Repeat the listing word for word. No pictures belong in the copy.

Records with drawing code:

▼

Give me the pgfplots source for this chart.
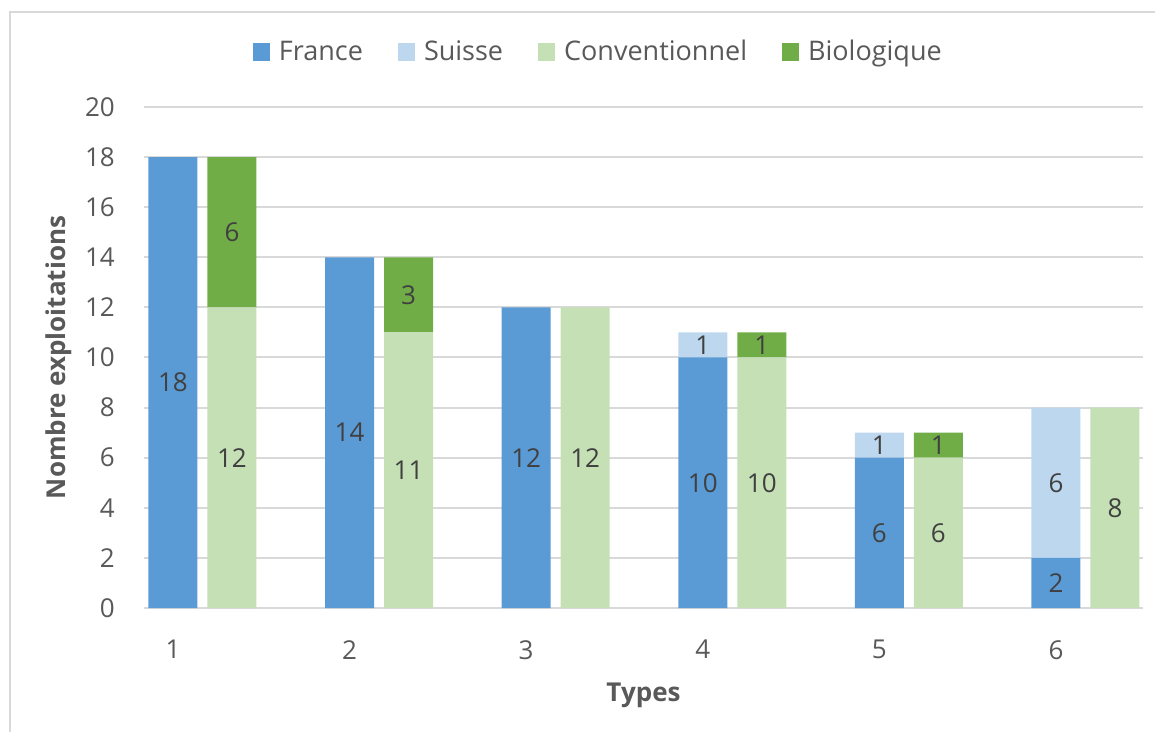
\documentclass[border=0pt]{standalone}
\usepackage{fontspec}
\setmainfont{Open Sans}
\usepackage{pgfplots}
\usepackage{pgfplotstable}
\pgfplotsset{compat=1.18}

\definecolor{france}{HTML}{5B9BD5}
\definecolor{suisse}{HTML}{BDD7EE}
\definecolor{conv}{HTML}{C5E0B4}
\definecolor{bio}{HTML}{70AD47}
\definecolor{gridgray}{HTML}{D9D9D9}
\definecolor{txtgray}{HTML}{595959}
\definecolor{lblgray}{HTML}{404040}

\newcommand{\chartfont}{\fontsize{26}{30}\selectfont}

% one table per series, x = type
\pgfplotstableread{
x y
1 18
2 14
3 12
4 10
5 6
6 2
}\france
\pgfplotstableread{
x y
1 0
2 0
3 0
4 1
5 1
6 6
}\suisse
\pgfplotstableread{
x y
1 12
2 11
3 12
4 10
5 6
6 8
}\conv
\pgfplotstableread{
x y
1 6
2 3
3 0
4 1
5 1
6 0
}\bio

\pgfplotsset{
  sqlegend/.style={legend image code/.code={%
    \fill[##1] (0pt,0pt) rectangle (17pt,18pt); \path (26pt,0pt);}},
  base/.style={
    at={(144pt,123pt)}, anchor=south west,
    scale only axis, width=999pt, height=501pt,
    xmin=0.836, xmax=6.493, ymin=0, ymax=20,
    ybar stacked, bar width=49pt,
    /pgf/number format/assume math mode=true,
    visualization depends on={\thisrow{y} \as \rawy},
    % stacked labels already sit mid-segment; skip the empty ones
    nodes near coords={\ifdim\rawy pt>0pt \pgfmathprintnumber{\rawy}\fi},
    every node near coord/.append style={anchor=center, inner sep=0pt,
      text=lblgray, font=\chartfont},
  },
}

\begin{document}
\begin{tikzpicture}[x=1pt,y=1pt]
\useasboundingbox (0,0) rectangle (1155,731);
\draw[gridgray, line width=2pt] (10,-20) -- (10,719) -- (1175,719);

\begin{axis}[base,
  axis line style={draw=none},
  major tick length=0pt,
  ymajorgrids, grid style={gridgray, line width=2pt},
  ytick={0,2,...,20}, xtick={1,...,6},
  tick label style={font=\chartfont, text=txtgray},
  yticklabel style={anchor=east, inner sep=0pt, xshift=-29pt},
  xticklabel style={anchor=north, inner sep=0pt, yshift=-32pt},
  xlabel={Types}, ylabel={Nombre exploitations},
  every axis x label/.style={at={(rel axis cs:0.5,0)}, anchor=north,
    yshift=-75pt, inner sep=0pt, font=\chartfont\bfseries, text=txtgray},
  every axis y label/.style={at={(rel axis cs:0,0.5)}, rotate=90,
    anchor=center, yshift=85pt, inner sep=0pt, font=\chartfont\bfseries, text=txtgray},
  legend columns=-1,
  legend style={at={(0.1091,1.1114)}, anchor=west, draw=none, fill=none,
    inner sep=0pt, outer sep=0pt, column sep=0pt,
    font=\fontsize{27}{30}\selectfont, text=txtgray, cells={anchor=base west},
    nodes={inner sep=0pt},
    /tikz/every even column/.append style={column sep=35pt}},
]
\addplot[fill=france, draw=none, sqlegend] table {\france};
\addlegendentry{France}
\addplot[fill=suisse, draw=none, sqlegend] table {\suisse};
\addlegendentry{Suisse}
\addlegendimage{sqlegend, fill=conv, draw=none}
\addlegendentry{Conventionnel}
\addlegendimage{sqlegend, fill=bio, draw=none}
\addlegendentry{Biologique}
\end{axis}

\begin{axis}[base, hide axis]
\addplot[fill=conv, draw=none, bar shift=59pt] table {\conv};
\addplot[fill=bio, draw=none, bar shift=59pt] table {\bio};
\end{axis}
\end{tikzpicture}
\end{document}
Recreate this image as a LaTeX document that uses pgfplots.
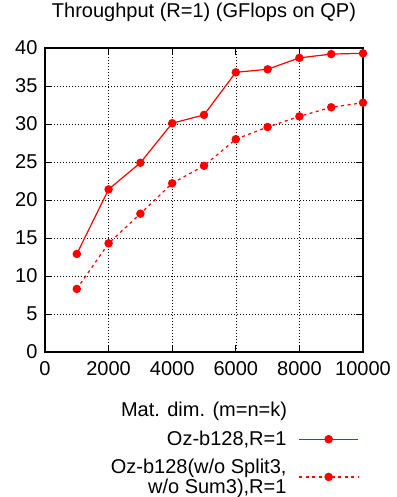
\documentclass[border=0pt]{standalone}
\usepackage{pgfplots}
\pgfplotsset{compat=1.18}
\usepackage{fontspec}
\setmainfont{Liberation Sans}
\begin{document}
\begin{tikzpicture}
\useasboundingbox (0,0) rectangle (396pt,497pt);
\begin{axis}[
  at={(45pt,145pt)}, anchor=south west,
  scale only axis, width=318pt, height=304pt,
  font=\fontsize{20}{23}\selectfont,
  /pgf/number format/assume math mode=true,
  /pgf/number format/set thousands separator={},
  scaled ticks=false,
  xmin=0, xmax=10000, ymin=0, ymax=40,
  xtick={0,2000,...,10000}, ytick={0,5,...,40},
  tick align=inside, major tick length=7pt,
  tick style={black, line width=0.8pt},
  axis line style={line width=1.3pt},
  grid=major,
  major grid style={black, line width=0.6pt, dash pattern=on 1pt off 2pt},
  xticklabel style={yshift=-6pt},
  yticklabel style={xshift=-4pt},
  title={Throughput (R=1) (GFlops on QP)},
  title style={at={(0.5,1)}, anchor=base, yshift=24pt},
  xlabel={Mat. dim. (m=n=k)},
  xlabel style={at={(0.5,0)}, anchor=base, yshift=-64pt},
  legend plot pos=right,
  legend cell align=right,
  legend style={at={(1.0,0)}, anchor=north east, xshift=-1pt, yshift=-75pt,
    draw=none, fill=none, cells={align=right}, row sep=8pt, column sep=10pt,
    font=\fontsize{20}{19.5}\selectfont},
  legend image code/.code={
    \draw[#1, red, line width=1.3pt, mark repeat=2, mark phase=2] plot coordinates {(0pt,0pt) (29.5pt,0pt) (59pt,0pt)};
  },
]
\addplot[red, line width=1.2pt, mark=*, mark size=3.6pt, mark options={solid}] coordinates {
(1000,12.9) (2000,21.4) (3000,24.9) (4000,30.1) (5000,31.2)
(6000,36.8) (7000,37.2) (8000,38.7) (9000,39.2) (10000,39.3)};
\addlegendentry{Oz-b128,R=1}
\addplot[red, line width=1.2pt, dash pattern=on 3pt off 3.5pt, mark=*, mark size=3.6pt, mark options={solid}] coordinates {
(1000,8.3) (2000,14.3) (3000,18.2) (4000,22.2) (5000,24.5)
(6000,28.0) (7000,29.6) (8000,31.0) (9000,32.2) (10000,32.8)};
\addlegendentry{Oz-b128(w/o Split3,\\w/o Sum3),R=1}
\end{axis}
\end{tikzpicture}
\end{document}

▲

FINAL RESULT:
Give me the pgfplots source for this chart.
\documentclass[border=0pt]{standalone}
\usepackage{fontspec}
\setmainfont{Open Sans}
\usepackage{pgfplots}
\usepackage{pgfplotstable}
\pgfplotsset{compat=1.18}

\definecolor{france}{HTML}{5B9BD5}
\definecolor{suisse}{HTML}{BDD7EE}
\definecolor{conv}{HTML}{C5E0B4}
\definecolor{bio}{HTML}{70AD47}
\definecolor{gridgray}{HTML}{D9D9D9}
\definecolor{txtgray}{HTML}{595959}
\definecolor{lblgray}{HTML}{404040}

\newcommand{\chartfont}{\fontsize{26}{30}\selectfont}

% one table per series, x = type
\pgfplotstableread{
x y
1 18
2 14
3 12
4 10
5 6
6 2
}\france
\pgfplotstableread{
x y
1 0
2 0
3 0
4 1
5 1
6 6
}\suisse
\pgfplotstableread{
x y
1 12
2 11
3 12
4 10
5 6
6 8
}\conv
\pgfplotstableread{
x y
1 6
2 3
3 0
4 1
5 1
6 0
}\bio

\pgfplotsset{
  sqlegend/.style={legend image code/.code={%
    \fill[##1] (0pt,0pt) rectangle (17pt,18pt); \path (26pt,0pt);}},
  base/.style={
    at={(144pt,123pt)}, anchor=south west,
    scale only axis, width=999pt, height=501pt,
    xmin=0.836, xmax=6.493, ymin=0, ymax=20,
    ybar stacked, bar width=49pt,
    /pgf/number format/assume math mode=true,
    visualization depends on={\thisrow{y} \as \rawy},
    % stacked labels already sit mid-segment; skip the empty ones
    nodes near coords={\ifdim\rawy pt>0pt \pgfmathprintnumber{\rawy}\fi},
    every node near coord/.append style={anchor=center, inner sep=0pt,
      text=lblgray, font=\chartfont},
  },
}

\begin{document}
\begin{tikzpicture}[x=1pt,y=1pt]
\useasboundingbox (0,0) rectangle (1155,731);
\draw[gridgray, line width=2pt] (10,-20) -- (10,719) -- (1175,719);

\begin{axis}[base,
  axis line style={draw=none},
  major tick length=0pt,
  ymajorgrids, grid style={gridgray, line width=2pt},
  ytick={0,2,...,20}, xtick={1,...,6},
  tick label style={font=\chartfont, text=txtgray},
  yticklabel style={anchor=east, inner sep=0pt, xshift=-29pt},
  xticklabel style={anchor=north, inner sep=0pt, yshift=-32pt},
  xlabel={Types}, ylabel={Nombre exploitations},
  every axis x label/.style={at={(rel axis cs:0.5,0)}, anchor=north,
    yshift=-75pt, inner sep=0pt, font=\chartfont\bfseries, text=txtgray},
  every axis y label/.style={at={(rel axis cs:0,0.5)}, rotate=90,
    anchor=center, yshift=85pt, inner sep=0pt, font=\chartfont\bfseries, text=txtgray},
  legend columns=-1,
  legend style={at={(0.1091,1.1114)}, anchor=west, draw=none, fill=none,
    inner sep=0pt, outer sep=0pt, column sep=0pt,
    font=\fontsize{27}{30}\selectfont, text=txtgray, cells={anchor=base west},
    nodes={inner sep=0pt},
    /tikz/every even column/.append style={column sep=35pt}},
]
\addplot[fill=france, draw=none, sqlegend] table {\france};
\addlegendentry{France}
\addplot[fill=suisse, draw=none, sqlegend] table {\suisse};
\addlegendentry{Suisse}
\addlegendimage{sqlegend, fill=conv, draw=none}
\addlegendentry{Conventionnel}
\addlegendimage{sqlegend, fill=bio, draw=none}
\addlegendentry{Biologique}
\end{axis}

\begin{axis}[base, hide axis]
\addplot[fill=conv, draw=none, bar shift=59pt] table {\conv};
\addplot[fill=bio, draw=none, bar shift=59pt] table {\bio};
\end{axis}
\end{tikzpicture}
\end{document}
Recreate this image as a LaTeX document that uses pgfplots.
\documentclass[border=0pt]{standalone}
\usepackage{pgfplots}
\pgfplotsset{compat=1.18}
\usepackage{fontspec}
\setmainfont{Liberation Sans}
\begin{document}
\begin{tikzpicture}
\useasboundingbox (0,0) rectangle (396pt,497pt);
\begin{axis}[
  at={(45pt,145pt)}, anchor=south west,
  scale only axis, width=318pt, height=304pt,
  font=\fontsize{20}{23}\selectfont,
  /pgf/number format/assume math mode=true,
  /pgf/number format/set thousands separator={},
  scaled ticks=false,
  xmin=0, xmax=10000, ymin=0, ymax=40,
  xtick={0,2000,...,10000}, ytick={0,5,...,40},
  tick align=inside, major tick length=7pt,
  tick style={black, line width=0.8pt},
  axis line style={line width=1.3pt},
  grid=major,
  major grid style={black, line width=0.6pt, dash pattern=on 1pt off 2pt},
  xticklabel style={yshift=-6pt},
  yticklabel style={xshift=-4pt},
  title={Throughput (R=1) (GFlops on QP)},
  title style={at={(0.5,1)}, anchor=base, yshift=24pt},
  xlabel={Mat. dim. (m=n=k)},
  xlabel style={at={(0.5,0)}, anchor=base, yshift=-64pt},
  legend plot pos=right,
  legend cell align=right,
  legend style={at={(1.0,0)}, anchor=north east, xshift=-1pt, yshift=-75pt,
    draw=none, fill=none, cells={align=right}, row sep=8pt, column sep=10pt,
    font=\fontsize{20}{19.5}\selectfont},
  legend image code/.code={
    \draw[#1, red, line width=1.3pt, mark repeat=2, mark phase=2] plot coordinates {(0pt,0pt) (29.5pt,0pt) (59pt,0pt)};
  },
]
\addplot[red, line width=1.2pt, mark=*, mark size=3.6pt, mark options={solid}] coordinates {
(1000,12.9) (2000,21.4) (3000,24.9) (4000,30.1) (5000,31.2)
(6000,36.8) (7000,37.2) (8000,38.7) (9000,39.2) (10000,39.3)};
\addlegendentry{Oz-b128,R=1}
\addplot[red, line width=1.2pt, dash pattern=on 3pt off 3.5pt, mark=*, mark size=3.6pt, mark options={solid}] coordinates {
(1000,8.3) (2000,14.3) (3000,18.2) (4000,22.2) (5000,24.5)
(6000,28.0) (7000,29.6) (8000,31.0) (9000,32.2) (10000,32.8)};
\addlegendentry{Oz-b128(w/o Split3,\\w/o Sum3),R=1}
\end{axis}
\end{tikzpicture}
\end{document}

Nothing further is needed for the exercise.